Hi ich hab mal in Tropico 3 ein Sandkastenspiel angefangen, hab enige Zeit gezockt, und da ich nicht gut bin haben sich irgendwann die Rebellen gegen mich erhoben und meinen Palast angegriffen, allerdings stehen sie jetzt schon seit mind. 3Jahren(Ingamezeit) vor dem Palast und machen garnichts. Der Rebellen Angriff wird immernoch angezeigt. Das Problem ist jetzt dass keine Touristen und Hochschulabsolventen mehr kommen, was soll ich jetzt denn machen?


----------



## PCBastler (5. Oktober 2009)

KennyKiller schrieb:


> Hi ich hab mal in Tropico 3 ein Sandkastenspiel angefangen, hab enige Zeit gezockt, und da ich nicht gut bin haben sich irgendwann die Rebellen gegen mich erhoben und meinen Palast angegriffen, allerdings stehen sie jetzt schon seit mind. 3Jahren(Ingamezeit) vor dem Palast und machen garnichts.

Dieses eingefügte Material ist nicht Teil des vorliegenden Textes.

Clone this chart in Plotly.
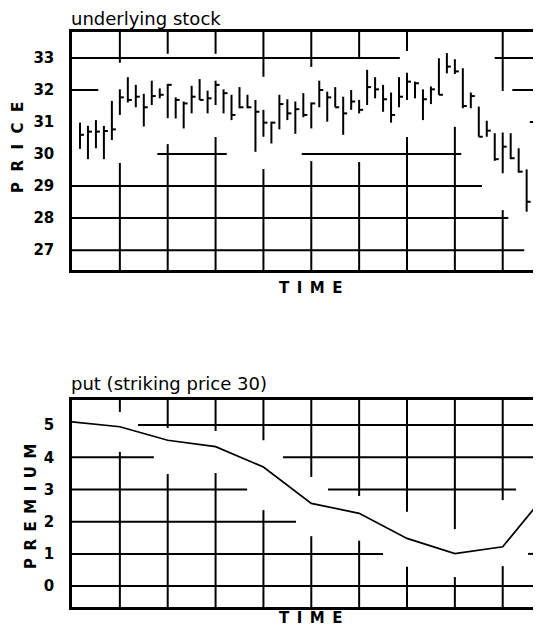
import plotly.graph_objects as go

# ---------------- data ----------------
days = list(range(1, 59))
highs = [30.98, 30.88, 31.06, 30.88, 31.66, 32.02, 32.40, 32.16, 31.88, 32.29,
         32.05, 32.19, 31.77, 31.64, 32.13, 32.34, 31.98, 32.29, 32.02, 31.85,
         32.09, 31.85, 31.69, 31.38, 31.01, 31.85, 31.71, 31.64, 31.90, 31.61,
         32.29, 31.95, 32.09, 31.79, 32.00, 31.69, 32.63, 32.40, 32.16, 31.92,
         32.40, 32.54, 32.26, 32.02, 32.11, 32.99, 33.15, 32.96, 32.68, 31.92,
         31.48, 31.04, 30.65, 30.67, 30.65, 30.18, 29.52, 28.51]
lows = [30.16, 29.84, 30.18, 29.84, 30.44, 31.22, 31.61, 31.46, 30.86, 31.53,
        31.74, 31.12, 31.11, 30.80, 31.27, 31.69, 31.27, 31.53, 31.27, 31.06,
        31.43, 31.43, 30.07, 30.54, 30.33, 30.77, 31.06, 30.63, 31.15, 30.80,
        31.46, 31.01, 31.46, 30.60, 31.38, 31.27, 31.53, 31.74, 31.32, 30.98,
        31.46, 31.69, 31.74, 31.06, 31.56, 31.85, 32.52, 32.50, 31.43, 31.43,
        30.54, 30.54, 29.79, 29.40, 29.84, 29.42, 28.20, 27.63]
closes = [30.60, 30.70, 30.70, 30.72, 30.77, 31.77, 31.69, 31.79, 31.46, 31.81,
          31.85, 32.16, 31.69, 31.58, 31.79, 31.69, 31.74, 32.16, 31.90, 31.22,
          31.46, 31.46, 31.32, 30.98, 30.98, 31.56, 31.27, 31.40, 31.22, 31.58,
          32.00, 31.77, 31.46, 31.27, 31.64, 31.38, 32.09, 32.02, 31.71, 31.22,
          31.79, 32.26, 32.21, 31.71, 32.02, 31.85, 32.73, 32.58, 31.50, 31.81,
          30.54, 30.73, 29.84, 30.23, 29.87, 29.45, 28.51, 27.68]

put_time = [0, 1, 2, 3, 4, 5, 6, 7, 8, 9, 10]
premium = [5.10, 4.95, 4.53, 4.33, 3.70, 2.57, 2.26, 1.48, 1.01, 1.22, 3.03]

price_ticks = [27, 28, 29, 30, 31, 32, 33]
premium_ticks = [0, 1, 2, 3, 4, 5]

# ---------------- layout constants ----------------
OFF = 8                      # page body margin
W, H = 541 - OFF, 635 - OFF
L = 72 - OFF
PW = W - L                   # plot width in px


def py(p):                   # page y (px) -> paper fraction
    return 1 - (p - OFF) / H


def px(p):                   # page x (px) -> paper fraction
    return (p - 72) / PW


X1 = [0, 58.8]
Y1 = [26.38, 33.81]
X2 = [0, 9.8]
Y2 = [-0.65, 5.78]
TOP_DOM = [py(270), py(32)]
BOT_DOM = [py(607), py(400)]

# broken grid segments (decoration only)
top_h = {33: [(0, 41.1), (53.0, X1[1])], 32: [(0, 3.3), (55.2, X1[1])],
         31: [(57.4, X1[1])], 30: [(10.7, 19.4), (28.8, 48.8), (58.3, X1[1])],
         29: [(0, 51.4)], 28: [(0, 54.7)], 27: [(0, 56.7)]}
top_v = {6: [(32.85, Y1[1]), (Y1[0], 29.72)], 12: [(33.13, Y1[1]), (Y1[0], 30.31)],
         18: [(33.13, Y1[1]), (Y1[0], 30.53)], 24: [(32.41, Y1[1]), (Y1[0], 29.53)],
         30: [(32.72, Y1[1]), (Y1[0], 29.78)], 36: [(32.97, Y1[1]), (Y1[0], 29.75)],
         42: [(33.22, Y1[1]), (Y1[0], 30.53)], 48: [(Y1[0], 30.85)],
         54: [(31.97, Y1[1]), (Y1[0], 28.25)]}
bot_h = {5: [(1.38, X2[1])], 4: [(0, 1.71), (4.41, X2[1])], 3: [(0, 3.66), (5.35, 9.28)],
         2: [(0, 4.68)], 1: [(0, 6.50), (9.53, X2[1])], 0: [(0, X2[1])]}
bot_v = {1: [(5.41, Y2[1]), (Y2[0], 4.17)], 2: [(4.91, Y2[1]), (Y2[0], 3.48)],
         3: [(4.82, Y2[1]), (Y2[0], 3.51)], 4: [(4.53, Y2[1]), (Y2[0], 2.36)],
         5: [(3.39, Y2[1]), (Y2[0], 1.55)], 6: [(2.80, Y2[1]), (Y2[0], 1.41)],
         7: [(2.31, Y2[1]), (Y2[0], 0.60)], 8: [(1.77, Y2[1]), (Y2[0], 0.28)],
         9: [(2.67, Y2[1]), (Y2[0], 0.62)]}

shapes = []
GRID = dict(color="black", width=2)
for xr, yr, hd, vd in (("x", "y", top_h, top_v), ("x2", "y2", bot_h, bot_v)):
    for yv, segs in hd.items():
        for a, b in segs:
            shapes.append(dict(type="line", xref=xr, yref=yr, x0=a, x1=b, y0=yv, y1=yv,
                               line=GRID, layer="below"))
    for xv, segs in vd.items():
        for a, b in segs:
            shapes.append(dict(type="line", xref=xr, yref=yr, x0=xv, x1=xv, y0=a, y1=b,
                               line=GRID, layer="below"))

# ---------------- traces ----------------
bx, by = [], []
for d, h, l, c in zip(days, highs, lows, closes):
    bx += [d, d, None, d, d + 0.5, None]
    by += [l, h, None, c, c, None]

fig = go.Figure()
fig.add_trace(go.Scatter(x=bx, y=by, mode="lines", line=dict(color="black", width=2),
                         xaxis="x", yaxis="y", hoverinfo="skip", showlegend=False))
fig.add_trace(go.Scatter(x=put_time, y=premium, mode="lines", line=dict(color="black", width=1.7),
                         xaxis="x2", yaxis="y2", showlegend=False))

TICKF = dict(family="DejaVu Sans", size=15, color="black", weight="bold")
axis_common = dict(showgrid=False, zeroline=False, showline=True, linecolor="black", linewidth=2.5)

fig.update_layout(
    width=W, height=H,
    margin=dict(l=L, r=0, t=0, b=0),
    paper_bgcolor="white", plot_bgcolor="white",
    shapes=shapes,
    xaxis=dict(domain=[0, 1], range=X1, anchor="y", showticklabels=False, ticks="",
               mirror=True, **axis_common),
    yaxis=dict(domain=TOP_DOM, range=Y1, anchor="x", tickvals=price_ticks,
               ticktext=[str(v) for v in price_ticks], tickfont=TICKF, ticks="",
               ticklabelstandoff=12, **axis_common),
    xaxis2=dict(domain=[0, 1], range=X2, anchor="y2", showticklabels=False, ticks="",
                mirror=True, **axis_common),
    yaxis2=dict(domain=BOT_DOM, range=Y2, anchor="x2", tickvals=premium_ticks,
                ticktext=[str(v) for v in premium_ticks], tickfont=TICKF, ticks="",
                ticklabelstandoff=12, **axis_common),
)

TITLEF = dict(family="DejaVu Sans", size=18, color="black")
LABF = dict(family="DejaVu Sans", size=15, color="black", weight="bold")
nb = "\u00a0"
en = "\u2002"
anns = [
    dict(text="underlying stock", x=px(70), y=py(18.5), xanchor="left", yanchor="middle",
         font=TITLEF, borderpad=0),
    dict(text="put (striking price 30)", x=px(70), y=py(384), xanchor="left", yanchor="middle",
         font=TITLEF, borderpad=0),
    dict(text=en.join("TIME"), x=px(311), y=py(288), xanchor="center", yanchor="middle", font=LABF),
    dict(text=en.join("TIME"), x=px(311), y=py(618), xanchor="center", yanchor="middle", font=LABF),
    dict(text=(nb * 2).join("PRICE"), x=px(18), y=py(148), xanchor="center", yanchor="middle",
         textangle=-90, font=LABF),
    dict(text=en.join("PREMIUM"), x=px(31), y=py(507), xanchor="center", yanchor="middle",
         textangle=-90, font=LABF),
]
for a in anns:
    a.update(xref="paper", yref="paper", showarrow=False)
fig.update_layout(annotations=anns)

fig.write_html("out.html")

Der Rebellen Angriff wird immernoch angezeigt. Das Problem ist jetzt dass keine Touristen und Hochschulabsolventen mehr kommen, was soll ich jetzt denn machen?



Hi,
Hilft jetzt vielleicht nich grade weiter aber wenn du mich fragst dann würde ich einfach mal gukken wie du die wieder zufriedenstellst(falls du das nicht schon gemacht hast).Wenn das auch nicht klappt fang halt ein neues Spiel an.Achja sowas ähnliches gab es bei mir mit Imperium Romanum auch schon,ich hab den Aufstand dann einfach weg getcheatet.Wenns so ein Cheat für Tropico 3 gibt würde ich das auch mal probieren.

Gruß,PCBastler


----------



## Darth (9. Oktober 2009)

Hast Du den aktuellen Patch installiert? (Sollte sich ja eh im Startmenü des Spiels melden...)


----------